> **Recorded data**
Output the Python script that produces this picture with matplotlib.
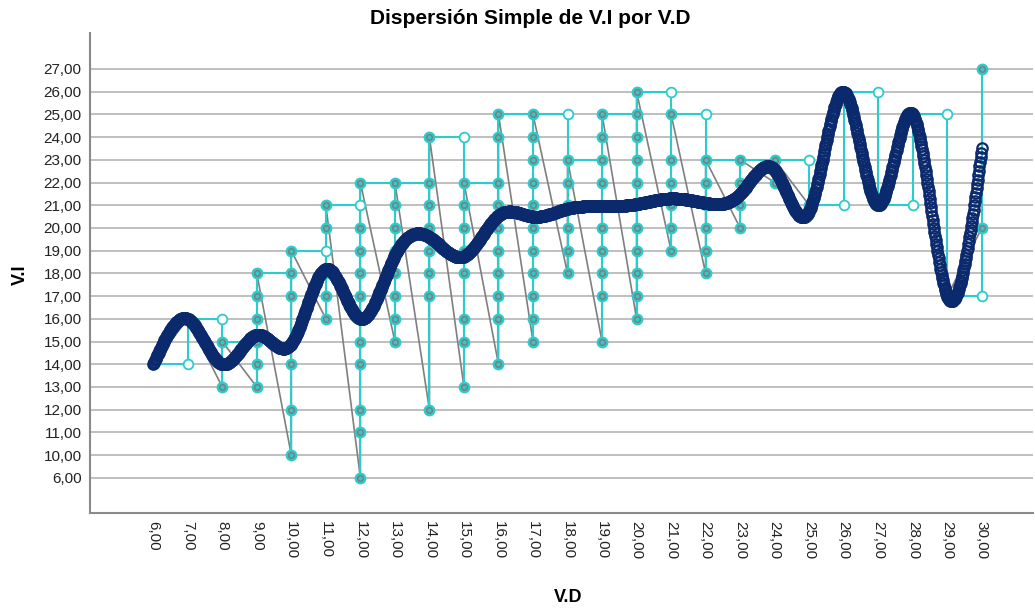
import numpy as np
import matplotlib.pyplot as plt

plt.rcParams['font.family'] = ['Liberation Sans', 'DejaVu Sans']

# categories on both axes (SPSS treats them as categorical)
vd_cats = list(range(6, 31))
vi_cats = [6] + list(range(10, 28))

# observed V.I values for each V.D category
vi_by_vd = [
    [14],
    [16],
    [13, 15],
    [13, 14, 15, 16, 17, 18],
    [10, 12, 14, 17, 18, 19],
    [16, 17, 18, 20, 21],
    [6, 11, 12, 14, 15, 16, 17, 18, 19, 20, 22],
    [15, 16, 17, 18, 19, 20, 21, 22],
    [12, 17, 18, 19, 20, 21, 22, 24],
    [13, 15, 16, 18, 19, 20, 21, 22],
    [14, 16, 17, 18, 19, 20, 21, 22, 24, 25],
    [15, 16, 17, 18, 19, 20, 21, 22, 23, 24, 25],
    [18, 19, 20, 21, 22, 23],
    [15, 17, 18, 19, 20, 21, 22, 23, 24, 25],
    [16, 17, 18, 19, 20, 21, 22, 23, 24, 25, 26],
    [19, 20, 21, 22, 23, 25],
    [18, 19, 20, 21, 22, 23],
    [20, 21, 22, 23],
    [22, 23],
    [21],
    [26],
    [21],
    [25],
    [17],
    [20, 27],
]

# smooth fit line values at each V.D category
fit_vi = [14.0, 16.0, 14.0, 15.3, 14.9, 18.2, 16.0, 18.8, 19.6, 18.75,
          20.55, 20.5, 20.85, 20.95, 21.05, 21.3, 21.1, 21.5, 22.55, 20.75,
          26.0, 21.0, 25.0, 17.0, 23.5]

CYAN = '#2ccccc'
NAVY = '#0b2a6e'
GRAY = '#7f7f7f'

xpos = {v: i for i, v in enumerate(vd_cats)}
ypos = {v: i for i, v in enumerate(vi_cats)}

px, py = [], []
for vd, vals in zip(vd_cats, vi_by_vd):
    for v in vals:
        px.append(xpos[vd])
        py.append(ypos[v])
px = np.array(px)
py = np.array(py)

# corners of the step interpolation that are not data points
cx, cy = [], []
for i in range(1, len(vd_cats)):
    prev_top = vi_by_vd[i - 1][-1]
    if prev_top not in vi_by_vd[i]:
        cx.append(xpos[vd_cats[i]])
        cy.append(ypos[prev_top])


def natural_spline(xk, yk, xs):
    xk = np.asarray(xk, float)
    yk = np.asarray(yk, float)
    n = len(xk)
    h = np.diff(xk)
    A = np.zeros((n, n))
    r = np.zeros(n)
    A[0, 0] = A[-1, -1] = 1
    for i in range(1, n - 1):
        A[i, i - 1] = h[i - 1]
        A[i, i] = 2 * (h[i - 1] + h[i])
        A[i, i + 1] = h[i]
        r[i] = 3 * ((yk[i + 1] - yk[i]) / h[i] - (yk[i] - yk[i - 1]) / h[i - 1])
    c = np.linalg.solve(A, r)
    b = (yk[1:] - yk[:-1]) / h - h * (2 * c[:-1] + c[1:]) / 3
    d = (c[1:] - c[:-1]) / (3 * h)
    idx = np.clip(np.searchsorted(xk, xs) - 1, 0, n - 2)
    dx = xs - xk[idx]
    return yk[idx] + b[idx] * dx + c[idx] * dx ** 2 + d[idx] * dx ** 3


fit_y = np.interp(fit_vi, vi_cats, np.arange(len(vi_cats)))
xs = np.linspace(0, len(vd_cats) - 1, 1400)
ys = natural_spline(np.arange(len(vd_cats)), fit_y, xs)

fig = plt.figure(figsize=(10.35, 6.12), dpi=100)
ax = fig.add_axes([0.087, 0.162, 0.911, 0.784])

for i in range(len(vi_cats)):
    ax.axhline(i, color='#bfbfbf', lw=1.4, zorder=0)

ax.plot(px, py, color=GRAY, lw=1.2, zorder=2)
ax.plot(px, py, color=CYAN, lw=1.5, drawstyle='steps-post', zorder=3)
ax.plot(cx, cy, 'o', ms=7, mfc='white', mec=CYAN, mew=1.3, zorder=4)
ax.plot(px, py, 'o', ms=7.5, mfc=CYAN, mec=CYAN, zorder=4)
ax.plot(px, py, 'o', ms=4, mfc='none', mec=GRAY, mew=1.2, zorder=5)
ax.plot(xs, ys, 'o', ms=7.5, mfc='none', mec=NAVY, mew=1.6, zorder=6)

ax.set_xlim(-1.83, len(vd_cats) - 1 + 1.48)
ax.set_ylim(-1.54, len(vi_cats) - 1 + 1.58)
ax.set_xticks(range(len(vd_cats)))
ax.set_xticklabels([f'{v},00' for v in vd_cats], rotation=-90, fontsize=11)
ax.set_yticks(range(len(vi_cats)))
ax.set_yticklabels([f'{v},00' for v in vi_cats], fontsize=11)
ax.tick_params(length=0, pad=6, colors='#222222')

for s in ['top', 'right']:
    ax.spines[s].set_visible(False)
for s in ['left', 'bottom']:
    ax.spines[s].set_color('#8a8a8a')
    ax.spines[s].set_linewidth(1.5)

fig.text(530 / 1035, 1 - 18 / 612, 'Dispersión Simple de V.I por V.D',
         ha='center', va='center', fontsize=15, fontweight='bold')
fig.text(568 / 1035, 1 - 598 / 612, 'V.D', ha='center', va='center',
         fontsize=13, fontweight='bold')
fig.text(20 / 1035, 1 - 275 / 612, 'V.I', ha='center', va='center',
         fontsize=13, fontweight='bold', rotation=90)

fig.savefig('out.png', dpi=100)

> **Written exercise**
From the material above, copy everything exactly but the pictures.

> **Exercise answer**
Output the Python script that produces this picture with matplotlib.
import numpy as np
import matplotlib.pyplot as plt

plt.rcParams['font.family'] = ['Liberation Sans', 'DejaVu Sans']

# categories on both axes (SPSS treats them as categorical)
vd_cats = list(range(6, 31))
vi_cats = [6] + list(range(10, 28))

# observed V.I values for each V.D category
vi_by_vd = [
    [14],
    [16],
    [13, 15],
    [13, 14, 15, 16, 17, 18],
    [10, 12, 14, 17, 18, 19],
    [16, 17, 18, 20, 21],
    [6, 11, 12, 14, 15, 16, 17, 18, 19, 20, 22],
    [15, 16, 17, 18, 19, 20, 21, 22],
    [12, 17, 18, 19, 20, 21, 22, 24],
    [13, 15, 16, 18, 19, 20, 21, 22],
    [14, 16, 17, 18, 19, 20, 21, 22, 24, 25],
    [15, 16, 17, 18, 19, 20, 21, 22, 23, 24, 25],
    [18, 19, 20, 21, 22, 23],
    [15, 17, 18, 19, 20, 21, 22, 23, 24, 25],
    [16, 17, 18, 19, 20, 21, 22, 23, 24, 25, 26],
    [19, 20, 21, 22, 23, 25],
    [18, 19, 20, 21, 22, 23],
    [20, 21, 22, 23],
    [22, 23],
    [21],
    [26],
    [21],
    [25],
    [17],
    [20, 27],
]

# smooth fit line values at each V.D category
fit_vi = [14.0, 16.0, 14.0, 15.3, 14.9, 18.2, 16.0, 18.8, 19.6, 18.75,
          20.55, 20.5, 20.85, 20.95, 21.05, 21.3, 21.1, 21.5, 22.55, 20.75,
          26.0, 21.0, 25.0, 17.0, 23.5]

CYAN = '#2ccccc'
NAVY = '#0b2a6e'
GRAY = '#7f7f7f'

xpos = {v: i for i, v in enumerate(vd_cats)}
ypos = {v: i for i, v in enumerate(vi_cats)}

px, py = [], []
for vd, vals in zip(vd_cats, vi_by_vd):
    for v in vals:
        px.append(xpos[vd])
        py.append(ypos[v])
px = np.array(px)
py = np.array(py)

# corners of the step interpolation that are not data points
cx, cy = [], []
for i in range(1, len(vd_cats)):
    prev_top = vi_by_vd[i - 1][-1]
    if prev_top not in vi_by_vd[i]:
        cx.append(xpos[vd_cats[i]])
        cy.append(ypos[prev_top])


def natural_spline(xk, yk, xs):
    xk = np.asarray(xk, float)
    yk = np.asarray(yk, float)
    n = len(xk)
    h = np.diff(xk)
    A = np.zeros((n, n))
    r = np.zeros(n)
    A[0, 0] = A[-1, -1] = 1
    for i in range(1, n - 1):
        A[i, i - 1] = h[i - 1]
        A[i, i] = 2 * (h[i - 1] + h[i])
        A[i, i + 1] = h[i]
        r[i] = 3 * ((yk[i + 1] - yk[i]) / h[i] - (yk[i] - yk[i - 1]) / h[i - 1])
    c = np.linalg.solve(A, r)
    b = (yk[1:] - yk[:-1]) / h - h * (2 * c[:-1] + c[1:]) / 3
    d = (c[1:] - c[:-1]) / (3 * h)
    idx = np.clip(np.searchsorted(xk, xs) - 1, 0, n - 2)
    dx = xs - xk[idx]
    return yk[idx] + b[idx] * dx + c[idx] * dx ** 2 + d[idx] * dx ** 3


fit_y = np.interp(fit_vi, vi_cats, np.arange(len(vi_cats)))
xs = np.linspace(0, len(vd_cats) - 1, 1400)
ys = natural_spline(np.arange(len(vd_cats)), fit_y, xs)

fig = plt.figure(figsize=(10.35, 6.12), dpi=100)
ax = fig.add_axes([0.087, 0.162, 0.911, 0.784])

for i in range(len(vi_cats)):
    ax.axhline(i, color='#bfbfbf', lw=1.4, zorder=0)

ax.plot(px, py, color=GRAY, lw=1.2, zorder=2)
ax.plot(px, py, color=CYAN, lw=1.5, drawstyle='steps-post', zorder=3)
ax.plot(cx, cy, 'o', ms=7, mfc='white', mec=CYAN, mew=1.3, zorder=4)
ax.plot(px, py, 'o', ms=7.5, mfc=CYAN, mec=CYAN, zorder=4)
ax.plot(px, py, 'o', ms=4, mfc='none', mec=GRAY, mew=1.2, zorder=5)
ax.plot(xs, ys, 'o', ms=7.5, mfc='none', mec=NAVY, mew=1.6, zorder=6)

ax.set_xlim(-1.83, len(vd_cats) - 1 + 1.48)
ax.set_ylim(-1.54, len(vi_cats) - 1 + 1.58)
ax.set_xticks(range(len(vd_cats)))
ax.set_xticklabels([f'{v},00' for v in vd_cats], rotation=-90, fontsize=11)
ax.set_yticks(range(len(vi_cats)))
ax.set_yticklabels([f'{v},00' for v in vi_cats], fontsize=11)
ax.tick_params(length=0, pad=6, colors='#222222')

for s in ['top', 'right']:
    ax.spines[s].set_visible(False)
for s in ['left', 'bottom']:
    ax.spines[s].set_color('#8a8a8a')
    ax.spines[s].set_linewidth(1.5)

fig.text(530 / 1035, 1 - 18 / 612, 'Dispersión Simple de V.I por V.D',
         ha='center', va='center', fontsize=15, fontweight='bold')
fig.text(568 / 1035, 1 - 598 / 612, 'V.D', ha='center', va='center',
         fontsize=13, fontweight='bold')
fig.text(20 / 1035, 1 - 275 / 612, 'V.I', ha='center', va='center',
         fontsize=13, fontweight='bold', rotation=90)

fig.savefig('out.png', dpi=100)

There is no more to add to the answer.